## THE TASK
Reproduce only the stretch of entries below that begins at the first line and ends at the line holding "const growthLabelSide = [1, -1, 1, 1, -1, 1];".
--- MATERIAL ---
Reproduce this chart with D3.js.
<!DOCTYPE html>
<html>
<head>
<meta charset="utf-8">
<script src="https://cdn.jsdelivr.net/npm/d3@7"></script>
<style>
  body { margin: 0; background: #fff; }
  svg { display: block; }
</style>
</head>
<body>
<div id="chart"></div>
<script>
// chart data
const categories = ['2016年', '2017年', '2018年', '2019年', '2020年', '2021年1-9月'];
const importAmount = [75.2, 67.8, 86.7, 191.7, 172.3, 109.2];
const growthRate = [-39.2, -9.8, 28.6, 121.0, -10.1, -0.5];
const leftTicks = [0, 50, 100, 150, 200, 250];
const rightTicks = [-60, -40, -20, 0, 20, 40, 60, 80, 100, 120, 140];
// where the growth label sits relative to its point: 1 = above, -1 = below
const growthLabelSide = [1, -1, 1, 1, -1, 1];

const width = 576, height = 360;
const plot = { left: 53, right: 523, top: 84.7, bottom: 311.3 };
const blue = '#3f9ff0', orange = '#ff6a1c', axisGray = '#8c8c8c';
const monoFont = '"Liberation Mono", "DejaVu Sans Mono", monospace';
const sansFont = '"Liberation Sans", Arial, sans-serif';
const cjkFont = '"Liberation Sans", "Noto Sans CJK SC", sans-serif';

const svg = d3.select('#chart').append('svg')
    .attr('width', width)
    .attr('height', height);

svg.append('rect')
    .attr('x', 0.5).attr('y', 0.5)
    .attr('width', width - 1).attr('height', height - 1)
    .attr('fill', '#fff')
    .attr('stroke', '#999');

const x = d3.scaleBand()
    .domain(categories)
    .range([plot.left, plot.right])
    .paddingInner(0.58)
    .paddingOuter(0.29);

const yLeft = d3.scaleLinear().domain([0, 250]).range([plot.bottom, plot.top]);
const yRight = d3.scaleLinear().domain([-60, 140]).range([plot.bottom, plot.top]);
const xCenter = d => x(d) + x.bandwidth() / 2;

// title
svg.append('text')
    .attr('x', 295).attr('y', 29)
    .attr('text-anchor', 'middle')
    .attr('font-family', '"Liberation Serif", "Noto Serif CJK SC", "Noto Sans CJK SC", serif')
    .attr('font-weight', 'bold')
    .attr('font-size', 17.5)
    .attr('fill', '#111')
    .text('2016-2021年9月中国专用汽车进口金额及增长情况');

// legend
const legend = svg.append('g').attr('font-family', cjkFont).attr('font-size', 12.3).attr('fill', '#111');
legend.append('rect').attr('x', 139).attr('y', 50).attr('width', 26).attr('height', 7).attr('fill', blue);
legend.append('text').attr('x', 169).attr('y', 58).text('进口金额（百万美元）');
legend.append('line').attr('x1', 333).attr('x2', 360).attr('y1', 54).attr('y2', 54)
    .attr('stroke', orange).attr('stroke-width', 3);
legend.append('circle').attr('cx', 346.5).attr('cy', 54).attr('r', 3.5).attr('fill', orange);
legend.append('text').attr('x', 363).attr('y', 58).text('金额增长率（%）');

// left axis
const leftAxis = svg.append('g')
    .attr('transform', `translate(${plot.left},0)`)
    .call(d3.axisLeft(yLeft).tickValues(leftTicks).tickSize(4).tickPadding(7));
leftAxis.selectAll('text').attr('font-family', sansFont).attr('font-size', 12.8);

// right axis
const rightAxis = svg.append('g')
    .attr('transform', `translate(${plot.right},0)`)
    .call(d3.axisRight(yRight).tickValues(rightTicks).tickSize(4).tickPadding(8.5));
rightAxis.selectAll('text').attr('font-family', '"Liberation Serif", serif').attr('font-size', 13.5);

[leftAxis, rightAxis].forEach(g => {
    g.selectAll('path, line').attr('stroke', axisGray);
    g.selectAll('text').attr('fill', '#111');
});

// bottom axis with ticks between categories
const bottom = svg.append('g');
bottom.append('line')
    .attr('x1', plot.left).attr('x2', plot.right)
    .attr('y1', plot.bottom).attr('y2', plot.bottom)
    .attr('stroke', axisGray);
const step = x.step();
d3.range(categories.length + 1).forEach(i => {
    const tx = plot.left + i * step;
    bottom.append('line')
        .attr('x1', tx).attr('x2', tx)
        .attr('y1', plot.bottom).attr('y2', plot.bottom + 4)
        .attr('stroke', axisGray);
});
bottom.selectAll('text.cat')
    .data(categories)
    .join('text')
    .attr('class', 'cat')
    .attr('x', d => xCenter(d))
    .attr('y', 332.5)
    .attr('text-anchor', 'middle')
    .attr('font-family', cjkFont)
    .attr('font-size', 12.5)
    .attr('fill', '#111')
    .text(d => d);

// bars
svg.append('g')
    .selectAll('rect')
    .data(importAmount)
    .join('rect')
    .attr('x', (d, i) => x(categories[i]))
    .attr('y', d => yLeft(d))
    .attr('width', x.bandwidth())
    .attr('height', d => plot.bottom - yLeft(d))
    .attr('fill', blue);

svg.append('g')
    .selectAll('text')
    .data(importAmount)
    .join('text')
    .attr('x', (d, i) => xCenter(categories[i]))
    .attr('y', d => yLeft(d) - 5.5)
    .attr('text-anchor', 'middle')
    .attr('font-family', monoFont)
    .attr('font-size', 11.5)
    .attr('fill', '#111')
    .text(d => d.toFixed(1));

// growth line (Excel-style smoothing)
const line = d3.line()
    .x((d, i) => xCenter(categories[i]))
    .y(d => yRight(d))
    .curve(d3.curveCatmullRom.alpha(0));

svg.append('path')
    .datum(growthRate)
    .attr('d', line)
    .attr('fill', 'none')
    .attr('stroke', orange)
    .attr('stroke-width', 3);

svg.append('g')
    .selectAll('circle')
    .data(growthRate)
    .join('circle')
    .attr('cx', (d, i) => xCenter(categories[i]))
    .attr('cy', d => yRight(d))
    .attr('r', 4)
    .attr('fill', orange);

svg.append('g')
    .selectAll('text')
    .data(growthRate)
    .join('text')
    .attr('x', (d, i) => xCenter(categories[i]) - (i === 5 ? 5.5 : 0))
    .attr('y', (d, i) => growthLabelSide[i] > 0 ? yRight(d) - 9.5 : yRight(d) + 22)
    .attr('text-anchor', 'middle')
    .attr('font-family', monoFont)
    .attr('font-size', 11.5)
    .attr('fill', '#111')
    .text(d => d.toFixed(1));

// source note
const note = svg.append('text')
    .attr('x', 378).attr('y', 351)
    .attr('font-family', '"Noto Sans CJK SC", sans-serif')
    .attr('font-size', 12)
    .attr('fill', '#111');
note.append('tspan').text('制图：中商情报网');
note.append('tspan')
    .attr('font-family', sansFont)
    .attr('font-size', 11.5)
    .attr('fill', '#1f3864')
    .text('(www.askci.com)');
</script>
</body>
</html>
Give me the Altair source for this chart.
---
## WRITTEN REPLY
Reproduce this chart with D3.js.
<!DOCTYPE html>
<html>
<head>
<meta charset="utf-8">
<script src="https://cdn.jsdelivr.net/npm/d3@7"></script>
<style>
  body { margin: 0; background: #fff; }
  svg { display: block; }
</style>
</head>
<body>
<div id="chart"></div>
<script>
// chart data
const categories = ['2016年', '2017年', '2018年', '2019年', '2020年', '2021年1-9月'];
const importAmount = [75.2, 67.8, 86.7, 191.7, 172.3, 109.2];
const growthRate = [-39.2, -9.8, 28.6, 121.0, -10.1, -0.5];
const leftTicks = [0, 50, 100, 150, 200, 250];
const rightTicks = [-60, -40, -20, 0, 20, 40, 60, 80, 100, 120, 140];
// where the growth label sits relative to its point: 1 = above, -1 = below
const growthLabelSide = [1, -1, 1, 1, -1, 1];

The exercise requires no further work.